Voici une idée de la vue générale de Nasium au premier siècle par A Colté et qui tient compte des dernières données géophysiques fournies par les archéologues :
Sur la colline à droite, l'oppidum de Boviolles. Au centre, Nasium avec au premier plan, le forum à gauche et le complexe cultuel à droite. Au fond, la ville basse et le quartier des thermes. L'extension de la ville à son apogée est équivalente à celle de Divodurum (Metz) à la même époque. Et Toul ? Aucune donnée disponible actuellement.

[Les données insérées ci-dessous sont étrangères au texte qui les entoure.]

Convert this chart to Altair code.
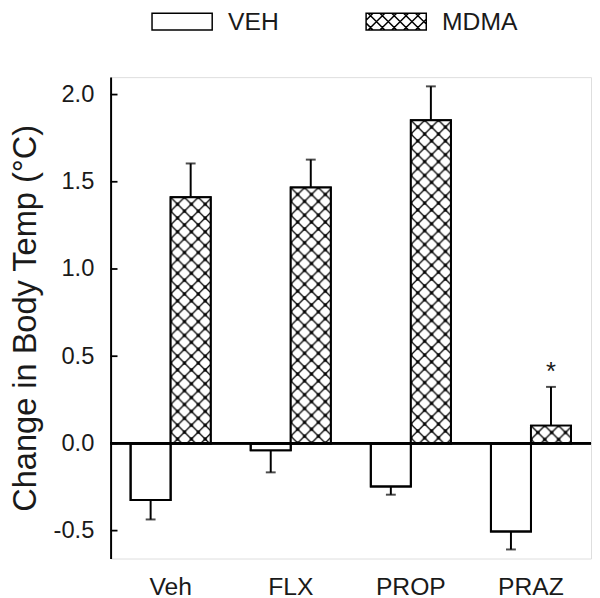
import base64
import altair as alt
import pandas as pd

# ---------------- data ----------------
drugs = ["Veh", "FLX", "PROP", "PRAZ"]
treatments = ["VEH", "MDMA"]
veh_mean = [-0.325, -0.04, -0.247, -0.505]
veh_sem = [0.111, 0.126, 0.047, 0.103]
mdma_mean = [1.411, 1.467, 1.853, 0.102]
mdma_sem = [0.194, 0.160, 0.194, 0.222]
mdma_sig = ["", "", "", "*"]
y_ticks = [-0.5, 0.0, 0.5, 1.0, 1.5, 2.0]

rows = []
for i, d in enumerate(drugs):
    rows.append(dict(drug=d, treatment="VEH", mean=veh_mean[i], sem=veh_sem[i], sig=""))
    rows.append(dict(drug=d, treatment="MDMA", mean=mdma_mean[i], sem=mdma_sem[i], sig=mdma_sig[i]))
df = pd.DataFrame(rows)
tick_df = pd.DataFrame({"t": y_ticks})

FONT = "Liberation Sans"
TXT = "#1a1a1a"
YTITLE = "Change in Body Temp (°C)"
W, H = 487, 488

# cross-hatch texture as an SVG image (style only)
A = 14
hatch_svg = (
    '<svg xmlns="http://www.w3.org/2000/svg">'
    f'<defs><pattern id="h" width="{A}" height="{A}" patternUnits="userSpaceOnUse">'
    f'<rect width="{A}" height="{A}" fill="white"/>'
    f'<path d="M0,0L{A},{A}M{A},0L0,{A}" stroke="black" stroke-width="1.3"/>'
    f'<circle cx="{A/2}" cy="{A/2}" r="1.8"/>'
    '<circle cx="0" cy="0" r="1.8"/>'
    f'<circle cx="{A}" cy="0" r="1.8"/>'
    f'<circle cx="0" cy="{A}" r="1.8"/>'
    f'<circle cx="{A}" cy="{A}" r="1.8"/>'
    '</pattern></defs><rect width="100%" height="100%" fill="url(#h)"/></svg>'
)
hatch_uri = "data:image/svg+xml;base64," + base64.b64encode(hatch_svg.encode()).decode()

# legend symbol paths (unit = 8.5 px)
s = 8.5
hw, hh = 30.5 / s, 1.0
p_veh = f"M{-hw:.3f},{-hh}L{hw:.3f},{-hh}L{hw:.3f},{hh}L{-hw:.3f},{hh}Z"
segs = []
px_w, px_h = 30.5, 8.5
step = 12
for c in range(-80, 81, step):
    for sgn in (1, -1):
        pts = []
        for yy in (-px_h, px_h):
            xx = c + sgn * yy
            if -px_w <= xx <= px_w:
                pts.append((xx, yy))
        for xx in (-px_w, px_w):
            yy = (xx - c) * sgn
            if -px_h <= yy <= px_h:
                pts.append((xx, yy))
        if len(pts) >= 2:
            (x1, y1), (x2, y2) = pts[0], pts[1]
            segs.append(f"M{x1/s:.3f},{y1/s:.3f}L{x2/s:.3f},{y2/s:.3f}")
p_mdma = p_veh + "".join(segs)

# ---------------- encodings ----------------
x_enc = alt.X(
    "drug:N", sort=drugs,
    scale=alt.Scale(paddingInner=1 / 3, paddingOuter=1 / 6),
    axis=alt.Axis(title=None, labelAngle=0, domain=False, ticks=False,
                  labelFont=FONT, labelFontSize=25, labelColor=TXT, labelPadding=16),
)
xo_enc = alt.XOffset("treatment:N", sort=treatments,
                     scale=alt.Scale(paddingInner=0, paddingOuter=0))
y_scale = alt.Scale(domain=[-0.66, 2.1], nice=False, zero=False)
y_axis = alt.Axis(
    values=y_ticks, ticks=False, tickSize=0, grid=False,
    labelExpr="datum.value < 0 ? '-' + format(-datum.value, '.1f') : format(datum.value, '.1f')",
    domainColor="black", domainWidth=2,
    labelFont=FONT, labelFontSize=24, labelColor=TXT, labelPadding=17,
    title=YTITLE, titleFont=FONT, titleFontSize=33, titleFontWeight="normal",
    titleColor=TXT, titlePadding=11,
)
y_enc = alt.Y("mean:Q", scale=y_scale, axis=y_axis, title=YTITLE)

base = alt.Chart(df)

bars = base.mark_bar(fill="white", stroke="black", strokeWidth=2).encode(
    x=x_enc, xOffset=xo_enc, y=y_enc, y2=alt.datum(0)
)
hatch = base.transform_filter("datum.treatment == 'MDMA'").mark_image(aspect=False).encode(
    x=x_enc, xOffset=xo_enc, y=y_enc, y2=alt.datum(0), url=alt.value(hatch_uri)
)
outline = base.mark_bar(fill="white", fillOpacity=0, stroke="black", strokeWidth=2).encode(
    x=x_enc, xOffset=xo_enc, y=y_enc, y2=alt.datum(0)
)
err = base.transform_calculate(
    end="datum.mean + (datum.mean >= 0 ? datum.sem : -datum.sem)"
)
err_line = err.mark_rule(color="black", strokeWidth=2).encode(
    x=x_enc, xOffset=xo_enc, y=y_enc, y2="end:Q"
)
err_cap = err.mark_tick(color="black", size=10, thickness=2, orient="horizontal").encode(
    x=x_enc, xOffset=xo_enc, y=alt.Y("end:Q", scale=y_scale, title=YTITLE)
)
star = err.transform_filter("datum.sig != ''").mark_text(
    font=FONT, fontSize=26, color=TXT, baseline="alphabetic", dy=-7
).encode(x=x_enc, xOffset=xo_enc, y=alt.Y("end:Q", scale=y_scale, title=YTITLE), text="sig:N")

zero = base.mark_rule(color="black", strokeWidth=1.8).encode(y=alt.datum(0))

inner_ticks = alt.Chart(tick_df).mark_rule(color="black", strokeWidth=1.8).encode(
    y=alt.Y("t:Q", scale=y_scale, title=YTITLE), x=alt.value(0), x2=alt.value(7)
)

legend_layer = base.transform_filter("false").mark_point(
    filled=False, color="black", strokeWidth=1.5, size=289, opacity=1
).encode(
    x=x_enc, y=y_enc,
    shape=alt.Shape(
        "treatment:N",
        scale=alt.Scale(domain=treatments, range=[p_veh, p_mdma]),
        legend=alt.Legend(
            title=None, orient="none", legendX=60, legendY=-69, direction="horizontal",
            symbolSize=289, symbolFillColor="white", symbolStrokeColor="black",
            symbolStrokeWidth=1.5, symbolOpacity=1,
            labelFont=FONT, labelFontSize=25, labelColor=TXT,
            labelOffset=34, columnPadding=85,
        ),
    ),
)

chart = alt.layer(
    bars, hatch, outline, zero, err_line, err_cap, star, inner_ticks, legend_layer
).properties(
    width=W, height=H,
    autosize=alt.AutoSizeParams(type="none"),
    padding={"left": 104, "top": 66, "right": 1, "bottom": 40},
).configure_view(stroke=None).configure(background="white")

chart.save("out.html", embed_options={"renderer": "svg", "actions": False})
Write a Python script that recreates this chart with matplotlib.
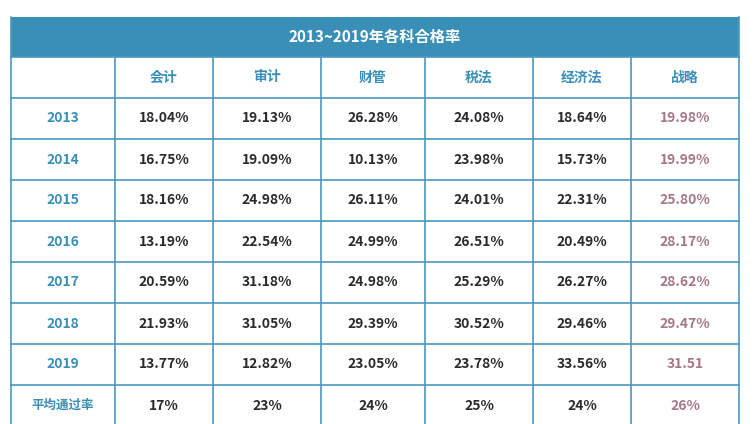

Pour revenir à la thèse de Freyssinet, elle déploie ensuite son énergie à balayer Ptolémée et Peutinger, qui restent malgré tout de précieuses sources de renseignement. Mais effectivement, il faut en manier la fiabilité avec discernement.
Elle évoque ensuite la fondation des deux villes, sans mentionner deux faits importants :
1- On ne sait
RIEN de celle de Toul.
2- Par contre, on sait depuis peu que certains temples de Nasium (Mazeroie, fouilles Claudine Gilquin), ont été élevés au changement de notre ère, grâce à l'étude stylistique des éléments architecturaux dégagés.
Autrement dit, Nasium, la Gallo-romaine, est sortie de terre très très peu de temps après la conquête. Au changement d'ère, le "déperchement" de l'oppidum de Boviolles vers le site de plaine était déjà en marche et sans doute bien avancé.
Mlle Freyssinet ne parle pas de ces études publiées en 2004. Est ce réellement un oubli ?
Reste la fameuse inscription de Valkenburg : "De Toul, des Leuques, à Albanus, médecin". 4 mots pour balayer un ensemble d'indices matériels qui devraient pourtant, au minimum, éveiller un doute. Or Mlle Freyssinet assure que cette inscription, à elle seule, met un terme à la question. Pardon, mais encore une fois, c'est trop court scientifiquement.
Elle ne tient pas compte d'une dernière étude, celle d'Yves Burnand, publiée dans l'ouvrage collectif : " Pouvoir et religion dans le monde romain" (Paris, PUPS, 2006)
L'étude s'intitule : "À propos du chef-lieu de la cité gallo-romaine des Leuques :nouveautés archéologiques et réexamen de quelques textes". Je ne saurais pas présenter Yves Burnand à ceux qui ne le connaissent pas, mais disons qu'il maîtrise plutôt bien l'histoire de la Lorraine. Le Que sais je ? sur les Gallo romains, par exemple, c'est lui.
Il s'est étonné, lui, de la quantité de trouvailles et découvertes faites à et sur Nasium ces dernières années et a réexaminé certains textes et les données épigraphiques.
Conclusion : " Nasium est peut-être le chef-lieu de la cité gallo-romaine des Leuques, à la fin du Ier siècle avant J.-c. et au début du Ier siècle après J.-C., avant que cette fonction ne soit occupée par Toul." Et dernièrement, le réexamen des données épigraphiques par le même auteur aurait permis de trouver plusieurs mentions de Nasium comme chef lieu de Cité des Leuques. Je dis aurait car je ne l'ai pas encore lue...
Bref, il y a de la place pour tout le monde n'est ce pas ? Il faut laisser du temps au temps et nous saurons bien un jour quel statut réel accorder à la ville de Nasium.
Personnellement, je trouve cette enquête tout à fait passionnante.